The company develop concepts for e.g. onshore production facilities, FPSO's (Floating Production Storage and Offloading) and fixed platforms. Being a turnkey supplier, Aibel offers its clients the full range of services, including studies, project management, engineering, procurement, fabrication, installation, commissioning and completion.

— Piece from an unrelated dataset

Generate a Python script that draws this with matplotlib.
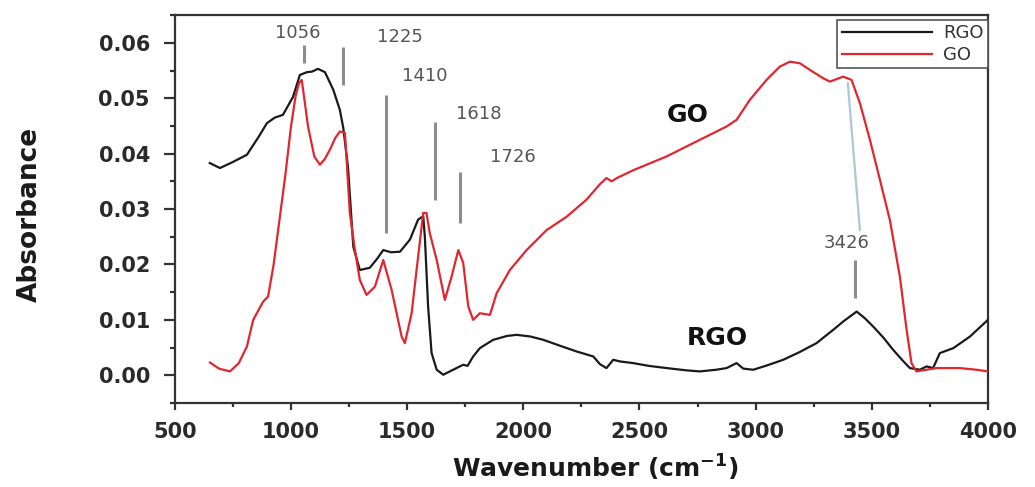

In August 2011, Aibel was awarded a major contract with ABB for the design and development of the DolWin beta platform for a major offshore wind park off the coast of Germany. The platform will receive alternating current from wind parks and convert it into direct current before sending it onshore via subsea cables. The platform left Aibel’s yard in Haugesund August 2014. In February 2015, Aibel won the contract for the engineering, procurement and construction of the drilling platform for the Johan Sverdrup field. The construction work is now underway at the company’s yards in Haugesund and Thailand and at partner Nymo's yard at Grimstad, Norway.

== History ==
As a trademark and company name, Aibel is relatively new, but the company can look back at over a hundred years of history through companies such as the Electrical Bureau (EB), Haugesund Mekaniske Verksted (HMV), ABB and Umoe. The company has been involved in the development of the oil and gas industry ever since oil was first discovered under the North Sea. Today, Aibel is an independent company owned by the investment companies Ferd (50 percent), Ratos (32 percent) and the Sixt AP Funds (18 percent). In addition, Aibel owns 40 percent of the Deeline Construction Company, outside Pattaya, Thailand and 50 percent of the EMC (Egyptian Maintenance Company), in Cairo.

In recent years, Aibel has become a leading service company also within the offshore wind industry.